• [Exercise description]:
From the first line of the listing below, retype each line up to and including the one with "const aBrackets = [[1, 2, 166, 157]];"; pictures stay out.

• [Information supplied]:
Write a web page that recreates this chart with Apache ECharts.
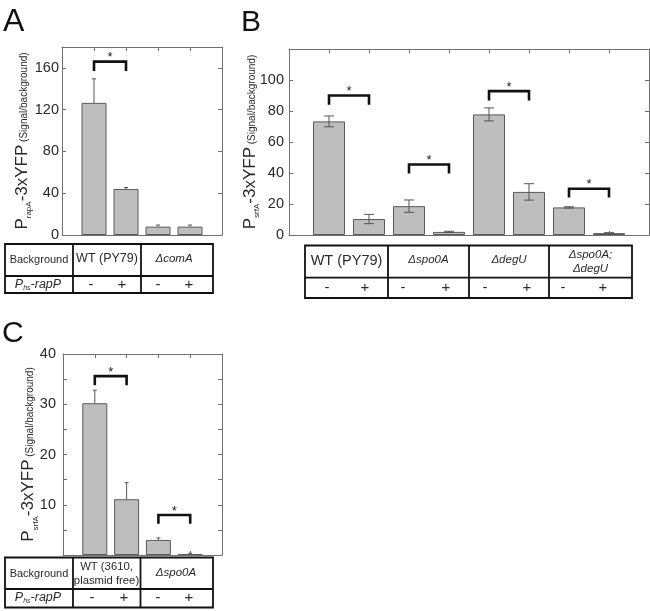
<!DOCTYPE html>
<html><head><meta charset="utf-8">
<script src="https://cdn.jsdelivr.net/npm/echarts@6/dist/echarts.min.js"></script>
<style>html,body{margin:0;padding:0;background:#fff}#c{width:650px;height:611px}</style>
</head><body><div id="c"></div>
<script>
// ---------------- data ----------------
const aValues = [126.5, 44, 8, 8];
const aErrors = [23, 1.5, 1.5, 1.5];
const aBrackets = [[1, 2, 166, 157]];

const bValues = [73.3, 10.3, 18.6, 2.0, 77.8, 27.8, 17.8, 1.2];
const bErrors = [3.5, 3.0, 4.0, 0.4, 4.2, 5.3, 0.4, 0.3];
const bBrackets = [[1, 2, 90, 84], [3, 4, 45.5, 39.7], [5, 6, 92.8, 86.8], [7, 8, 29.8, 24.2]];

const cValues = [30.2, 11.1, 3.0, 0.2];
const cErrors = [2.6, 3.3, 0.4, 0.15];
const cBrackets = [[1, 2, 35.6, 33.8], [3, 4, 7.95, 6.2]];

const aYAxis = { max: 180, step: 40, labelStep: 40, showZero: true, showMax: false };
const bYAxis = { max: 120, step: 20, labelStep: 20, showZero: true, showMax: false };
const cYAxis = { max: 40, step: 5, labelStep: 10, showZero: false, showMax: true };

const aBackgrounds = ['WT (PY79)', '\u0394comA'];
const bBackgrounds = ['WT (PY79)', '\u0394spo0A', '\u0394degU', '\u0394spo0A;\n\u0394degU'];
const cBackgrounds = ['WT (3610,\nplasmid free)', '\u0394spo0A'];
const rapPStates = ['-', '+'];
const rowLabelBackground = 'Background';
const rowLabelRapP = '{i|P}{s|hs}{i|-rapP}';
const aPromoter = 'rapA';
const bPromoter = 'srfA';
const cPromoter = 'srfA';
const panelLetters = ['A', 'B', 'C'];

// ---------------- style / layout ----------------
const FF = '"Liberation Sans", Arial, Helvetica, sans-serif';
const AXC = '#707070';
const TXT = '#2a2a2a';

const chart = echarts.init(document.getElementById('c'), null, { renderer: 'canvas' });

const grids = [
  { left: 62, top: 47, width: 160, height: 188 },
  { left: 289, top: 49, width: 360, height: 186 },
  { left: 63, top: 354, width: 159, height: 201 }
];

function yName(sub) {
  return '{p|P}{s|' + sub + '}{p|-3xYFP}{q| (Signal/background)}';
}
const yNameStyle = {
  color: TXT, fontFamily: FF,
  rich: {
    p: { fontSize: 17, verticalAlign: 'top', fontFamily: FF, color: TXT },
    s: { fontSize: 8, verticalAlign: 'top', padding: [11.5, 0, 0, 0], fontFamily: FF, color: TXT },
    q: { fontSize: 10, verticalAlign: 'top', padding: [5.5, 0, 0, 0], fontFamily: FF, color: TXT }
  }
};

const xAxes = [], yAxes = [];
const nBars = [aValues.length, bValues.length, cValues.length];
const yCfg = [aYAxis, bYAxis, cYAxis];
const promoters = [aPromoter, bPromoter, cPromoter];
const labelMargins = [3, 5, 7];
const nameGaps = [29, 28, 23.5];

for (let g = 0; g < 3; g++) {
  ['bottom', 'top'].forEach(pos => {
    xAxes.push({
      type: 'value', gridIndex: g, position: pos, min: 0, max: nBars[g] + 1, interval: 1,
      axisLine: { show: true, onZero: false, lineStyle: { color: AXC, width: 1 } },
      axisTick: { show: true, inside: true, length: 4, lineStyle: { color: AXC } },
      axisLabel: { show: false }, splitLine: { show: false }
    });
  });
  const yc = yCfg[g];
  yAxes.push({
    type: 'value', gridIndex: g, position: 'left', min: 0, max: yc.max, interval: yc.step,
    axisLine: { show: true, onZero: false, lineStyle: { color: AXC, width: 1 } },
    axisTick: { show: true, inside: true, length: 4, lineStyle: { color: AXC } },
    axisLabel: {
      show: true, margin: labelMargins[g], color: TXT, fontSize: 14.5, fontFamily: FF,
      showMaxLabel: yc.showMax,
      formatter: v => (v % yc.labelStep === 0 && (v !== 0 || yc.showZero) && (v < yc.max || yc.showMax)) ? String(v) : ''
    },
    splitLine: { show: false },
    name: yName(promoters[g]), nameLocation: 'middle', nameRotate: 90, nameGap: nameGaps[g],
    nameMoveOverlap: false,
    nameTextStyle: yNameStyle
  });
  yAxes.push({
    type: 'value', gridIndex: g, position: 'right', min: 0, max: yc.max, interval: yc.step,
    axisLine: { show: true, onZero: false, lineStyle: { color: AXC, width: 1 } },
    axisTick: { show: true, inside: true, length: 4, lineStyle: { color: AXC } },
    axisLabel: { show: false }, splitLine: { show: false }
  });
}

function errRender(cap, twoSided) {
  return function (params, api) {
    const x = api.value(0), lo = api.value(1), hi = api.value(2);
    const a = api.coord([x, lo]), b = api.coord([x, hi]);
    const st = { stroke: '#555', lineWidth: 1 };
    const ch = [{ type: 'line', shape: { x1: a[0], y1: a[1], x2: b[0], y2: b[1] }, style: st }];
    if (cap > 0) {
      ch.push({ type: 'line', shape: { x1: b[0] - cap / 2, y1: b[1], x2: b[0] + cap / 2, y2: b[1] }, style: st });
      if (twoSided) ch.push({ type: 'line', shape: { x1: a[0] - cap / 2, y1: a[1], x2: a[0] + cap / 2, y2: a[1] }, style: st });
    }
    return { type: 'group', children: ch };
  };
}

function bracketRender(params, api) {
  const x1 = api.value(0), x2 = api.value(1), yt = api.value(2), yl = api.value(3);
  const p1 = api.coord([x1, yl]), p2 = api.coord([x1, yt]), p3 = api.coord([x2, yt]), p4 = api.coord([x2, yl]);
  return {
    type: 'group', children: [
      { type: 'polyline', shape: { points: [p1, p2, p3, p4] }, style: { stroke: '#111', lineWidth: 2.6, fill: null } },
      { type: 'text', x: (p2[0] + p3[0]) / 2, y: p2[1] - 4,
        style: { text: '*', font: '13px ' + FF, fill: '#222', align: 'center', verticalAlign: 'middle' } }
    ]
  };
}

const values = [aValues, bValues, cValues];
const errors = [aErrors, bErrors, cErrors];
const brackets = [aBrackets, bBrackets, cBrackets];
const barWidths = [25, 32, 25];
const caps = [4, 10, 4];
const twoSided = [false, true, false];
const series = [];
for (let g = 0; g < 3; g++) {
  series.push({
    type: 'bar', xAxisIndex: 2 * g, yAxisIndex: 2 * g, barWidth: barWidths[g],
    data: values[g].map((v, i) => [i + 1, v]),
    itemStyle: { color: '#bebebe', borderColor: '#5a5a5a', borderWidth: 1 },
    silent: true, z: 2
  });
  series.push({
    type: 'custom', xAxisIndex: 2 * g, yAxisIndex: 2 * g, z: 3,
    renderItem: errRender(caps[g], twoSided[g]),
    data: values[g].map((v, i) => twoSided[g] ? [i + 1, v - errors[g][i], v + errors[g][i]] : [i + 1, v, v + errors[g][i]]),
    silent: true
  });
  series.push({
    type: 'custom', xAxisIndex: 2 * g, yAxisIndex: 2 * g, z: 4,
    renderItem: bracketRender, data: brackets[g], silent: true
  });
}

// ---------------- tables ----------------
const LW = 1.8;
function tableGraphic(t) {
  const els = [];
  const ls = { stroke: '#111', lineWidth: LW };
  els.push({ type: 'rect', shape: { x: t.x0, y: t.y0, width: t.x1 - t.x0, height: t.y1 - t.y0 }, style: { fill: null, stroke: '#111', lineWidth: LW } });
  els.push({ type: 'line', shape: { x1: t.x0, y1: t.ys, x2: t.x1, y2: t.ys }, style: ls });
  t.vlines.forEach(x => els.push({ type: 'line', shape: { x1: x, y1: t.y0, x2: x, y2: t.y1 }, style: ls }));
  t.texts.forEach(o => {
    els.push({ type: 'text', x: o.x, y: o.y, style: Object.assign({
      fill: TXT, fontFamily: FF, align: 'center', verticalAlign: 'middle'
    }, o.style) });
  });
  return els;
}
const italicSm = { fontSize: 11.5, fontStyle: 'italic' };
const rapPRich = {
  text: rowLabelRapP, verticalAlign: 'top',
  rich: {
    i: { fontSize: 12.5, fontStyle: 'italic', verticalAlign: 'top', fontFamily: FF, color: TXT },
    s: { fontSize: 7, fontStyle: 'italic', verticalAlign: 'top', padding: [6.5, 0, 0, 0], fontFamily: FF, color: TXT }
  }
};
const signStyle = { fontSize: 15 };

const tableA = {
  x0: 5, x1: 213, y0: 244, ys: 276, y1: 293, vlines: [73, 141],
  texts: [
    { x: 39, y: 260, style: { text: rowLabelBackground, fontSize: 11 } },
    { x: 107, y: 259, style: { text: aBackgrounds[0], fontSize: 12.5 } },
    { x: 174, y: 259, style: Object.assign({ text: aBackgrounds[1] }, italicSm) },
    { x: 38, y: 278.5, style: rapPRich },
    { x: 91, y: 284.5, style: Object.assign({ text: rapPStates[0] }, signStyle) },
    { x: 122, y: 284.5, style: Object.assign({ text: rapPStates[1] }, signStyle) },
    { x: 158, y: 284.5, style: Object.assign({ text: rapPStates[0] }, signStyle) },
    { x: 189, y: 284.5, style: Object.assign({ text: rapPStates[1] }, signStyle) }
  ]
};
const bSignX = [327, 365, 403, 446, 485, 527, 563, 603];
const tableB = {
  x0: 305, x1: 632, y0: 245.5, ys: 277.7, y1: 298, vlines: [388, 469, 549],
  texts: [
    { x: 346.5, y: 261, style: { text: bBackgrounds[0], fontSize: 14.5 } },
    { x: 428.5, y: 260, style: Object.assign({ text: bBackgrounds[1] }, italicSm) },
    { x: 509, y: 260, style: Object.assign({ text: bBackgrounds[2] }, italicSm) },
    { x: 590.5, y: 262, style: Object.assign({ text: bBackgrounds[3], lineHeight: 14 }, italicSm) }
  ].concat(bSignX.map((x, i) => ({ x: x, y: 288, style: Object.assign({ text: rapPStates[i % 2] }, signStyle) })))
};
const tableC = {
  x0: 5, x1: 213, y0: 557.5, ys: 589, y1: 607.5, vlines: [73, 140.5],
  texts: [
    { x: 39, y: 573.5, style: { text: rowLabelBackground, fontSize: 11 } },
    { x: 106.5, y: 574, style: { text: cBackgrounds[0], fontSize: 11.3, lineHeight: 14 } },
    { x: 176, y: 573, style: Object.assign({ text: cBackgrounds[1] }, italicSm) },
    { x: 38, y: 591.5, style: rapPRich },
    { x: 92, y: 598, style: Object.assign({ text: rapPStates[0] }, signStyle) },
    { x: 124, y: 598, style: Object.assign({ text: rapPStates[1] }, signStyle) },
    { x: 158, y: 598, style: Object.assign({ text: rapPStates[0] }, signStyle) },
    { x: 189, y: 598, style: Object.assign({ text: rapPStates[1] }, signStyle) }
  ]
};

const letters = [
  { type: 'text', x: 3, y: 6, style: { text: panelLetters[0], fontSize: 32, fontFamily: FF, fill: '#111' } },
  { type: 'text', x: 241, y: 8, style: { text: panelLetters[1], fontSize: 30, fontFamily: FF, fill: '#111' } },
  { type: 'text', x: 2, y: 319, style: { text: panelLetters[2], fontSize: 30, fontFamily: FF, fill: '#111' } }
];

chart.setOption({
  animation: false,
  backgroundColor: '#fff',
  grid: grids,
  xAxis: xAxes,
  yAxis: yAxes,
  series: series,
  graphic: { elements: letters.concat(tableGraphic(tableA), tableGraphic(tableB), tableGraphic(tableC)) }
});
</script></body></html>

• [Solution]:
Write a web page that recreates this chart with Apache ECharts.
<!DOCTYPE html>
<html><head><meta charset="utf-8">
<script src="https://cdn.jsdelivr.net/npm/echarts@6/dist/echarts.min.js"></script>
<style>html,body{margin:0;padding:0;background:#fff}#c{width:650px;height:611px}</style>
</head><body><div id="c"></div>
<script>
// ---------------- data ----------------
const aValues = [126.5, 44, 8, 8];
const aErrors = [23, 1.5, 1.5, 1.5];
const aBrackets = [[1, 2, 166, 157]];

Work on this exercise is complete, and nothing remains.